Under the haulage agreement, CN will pay Ontario Northland a fee to transport its freight traffic between North Bay and Noranda, Que., and between Noranda and Hearst, Ont., cutting almost 850 miles off previous all-CN and CN-O.N. Rail routings.
CN and O.N. Rail, Ontario Northland’s rail division, connect at Rouyn-Noranda, and at the northern Ontario communities of North Bay and Hearst.
The routing protocol was reached because O.N. Rail’s Noranda-North Bay haulage route and CN’s North Bay-Toronto route – for rail traffic moving between CN’s network in Quebec’s Abitibi Region and Toronto for furtherance to points throughout North America – together are approximately 220 miles shorter than the all-CN route via Quebec and allow traffic to avoid a major CN classification yard in Montreal.

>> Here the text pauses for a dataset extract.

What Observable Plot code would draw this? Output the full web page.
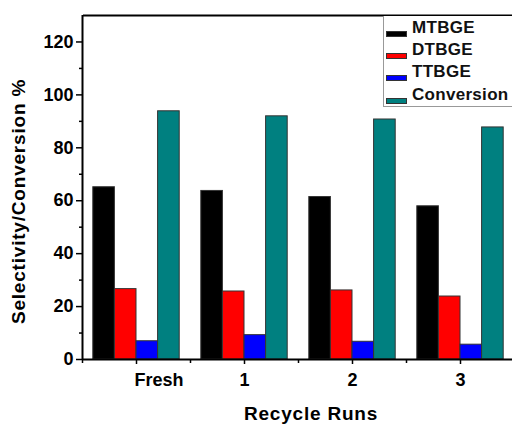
<!DOCTYPE html>
<html>
<head>
<meta charset="utf-8">
<script src="https://cdn.jsdelivr.net/npm/d3@7"></script>
<script src="https://cdn.jsdelivr.net/npm/@observablehq/plot@0.6"></script>
<style>
  html, body { margin: 0; padding: 0; background: #fff; overflow: hidden; }
  #wrap { position: relative; width: 512px; height: 424px; overflow: hidden; font-family: "Liberation Sans", Arial, sans-serif; }
  #legend { position: absolute; left: 383px; top: 16px; width: 150px; height: 90px; border: 1px solid #999; border-top: none; background: #fff; }
  .row { position: absolute; left: 0; height: 22px; }
  .sw { position: absolute; left: 2px; width: 21px; height: 6px; border: 1px solid #333; box-sizing: border-box; }
  .lab { position: absolute; left: 28px; font-weight: bold; font-size: 17px; letter-spacing: 0.3px; color: #111; white-space: nowrap; }
</style>
</head>
<body>
<div id="wrap"></div>
<script>
const runs = ["Fresh", "1", "2", "3"];
const series = ["MTBGE", "DTBGE", "TTBGE", "Conversion"];
const seriesColors = ["#000000", "#ff0000", "#0000ff", "#008080"];
const mtbge = [65.1, 63.7, 61.4, 57.9];
const dtbge = [26.6, 25.7, 26.1, 23.8];
const ttbge = [6.9, 9.2, 6.7, 5.6];
const conversion = [93.8, 91.9, 90.7, 87.7];
const yMajorTicks = [0, 20, 40, 60, 80, 100, 120];
const yMinorTicks = [10, 30, 50, 70, 90, 110];
const xMinorTicks = [-0.5, 0.5, 1.5, 2.5, 3.5];
const xTitle = "Recycle Runs";
const yTitle = "Selectivity/Conversion %";

const values = [mtbge, dtbge, ttbge, conversion];
const table = runs.flatMap((r, i) => series.map((s, j) => ({run: i, runLabel: r, s: j, series: s, value: values[j][i]})));

const nS = series.length;
const groupW = 0.8;
const barW = groupW / nS;

const plot = Plot.plot({
  width: 512,
  height: 424,
  marginLeft: 83,
  marginTop: 15,
  marginBottom: 65,
  marginRight: 0,
  style: {fontFamily: "'Liberation Sans', Arial, sans-serif", fontSize: "18px", fontWeight: "bold", background: "#fff", color: "#000"},
  x: {type: "linear", domain: [-0.5, 3.5], range: [82, 514], axis: null},
  y: {domain: [0, 130], range: [359, 15], axis: null},
  color: {domain: series, range: seriesColors},
  marks: [
    Plot.rectY(table, {
      x1: d => d.run - groupW / 2 + d.s * barW,
      x2: d => d.run - groupW / 2 + (d.s + 1) * barW,
      y: "value",
      fill: "series",
      stroke: "#333",
      strokeWidth: 1
    }),
    Plot.axisY({ticks: yMajorTicks, tickSize: 7, tickPadding: 3, tickFormat: d => d, label: null, strokeWidth: 1.5, fontSize: 18, fontWeight: "bold"}),
    Plot.axisY({ticks: yMinorTicks, tickSize: 4, tickFormat: () => "", label: null, strokeWidth: 1.5}),
    Plot.axisX({ticks: [0, 1, 2, 3], tickSize: 5, tickFormat: () => "", label: null, strokeWidth: 1.5}),
    Plot.axisX({ticks: xMinorTicks, tickSize: 4, tickFormat: () => "", label: null, strokeWidth: 1.5}),
    Plot.ruleX([-0.5], {strokeWidth: 2}),
    Plot.ruleY([0, 130], {strokeWidth: 2}),
    Plot.text(runs.slice(0, 1), {x: (d, i) => i, text: d => d, frameAnchor: "bottom", dy: 21, dx: -2, lineAnchor: "middle", textAnchor: "start", fontSize: 18, fontWeight: "bold"}),
    Plot.text(runs.slice(1), {x: (d, i) => i + 1, text: d => d, frameAnchor: "bottom", dy: 21, lineAnchor: "middle", textAnchor: "middle", fontSize: 18, fontWeight: "bold"}),
    Plot.text([xTitle], {frameAnchor: "bottom", dy: 54, dx: 13, lineAnchor: "middle", textAnchor: "middle", fontSize: 19, fontWeight: "bold", style: "letter-spacing:0.8px"}),
    Plot.text([yTitle], {frameAnchor: "left", rotate: -90, dx: -65, dy: 14, lineAnchor: "middle", textAnchor: "middle", fontSize: 19, fontWeight: "bold"})
  ]
});

// letter spacing for the axis titles
plot.querySelectorAll("text").forEach(t => {
  if (t.textContent === xTitle || t.textContent === yTitle) t.style.letterSpacing = "0.8px";
});

const wrap = document.getElementById("wrap");
wrap.appendChild(plot);

const colorScale = plot.scale("color");
const legend = document.createElement("div");
legend.id = "legend";
const rowTops = [1, 23, 45, 68];
series.forEach((s, i) => {
  const row = document.createElement("div");
  row.className = "row";
  row.style.top = rowTops[i] + "px";
  const sw = document.createElement("div");
  sw.className = "sw";
  sw.style.background = colorScale.apply(s);
  sw.style.top = "14px";
  const lab = document.createElement("div");
  lab.className = "lab";
  lab.textContent = s;
  lab.style.top = "1px";
  row.appendChild(sw);
  row.appendChild(lab);
  legend.appendChild(row);
});
wrap.appendChild(legend);
</script>
</body>
</html>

Initiated a year ago as a pilot project, this CN and O.N. Rail routing has proved highly successful, the companies say. In addition, CN and Ontario Northland have agreed on a haulage route between Hearst and Noranda for traffic moving between western Canada/western U.S. and northwestern Quebec. This route over O.N. Rail is approximately 620 miles shorter than the current one over CN via Toronto and O.N. Rail via North Bay. It also allows this traffic to avoid marshalling at CN’s Toronto yard.
Under the agreement, O.N. Rail is increasing train frequency over the haulage routes for CN from five to six or seven days per week. In addition, CN is making its Guaranteed Car Order Program available to key O.N. Rail customers and assuming responsibility for switching O.N.Rail’s customers at Noranda.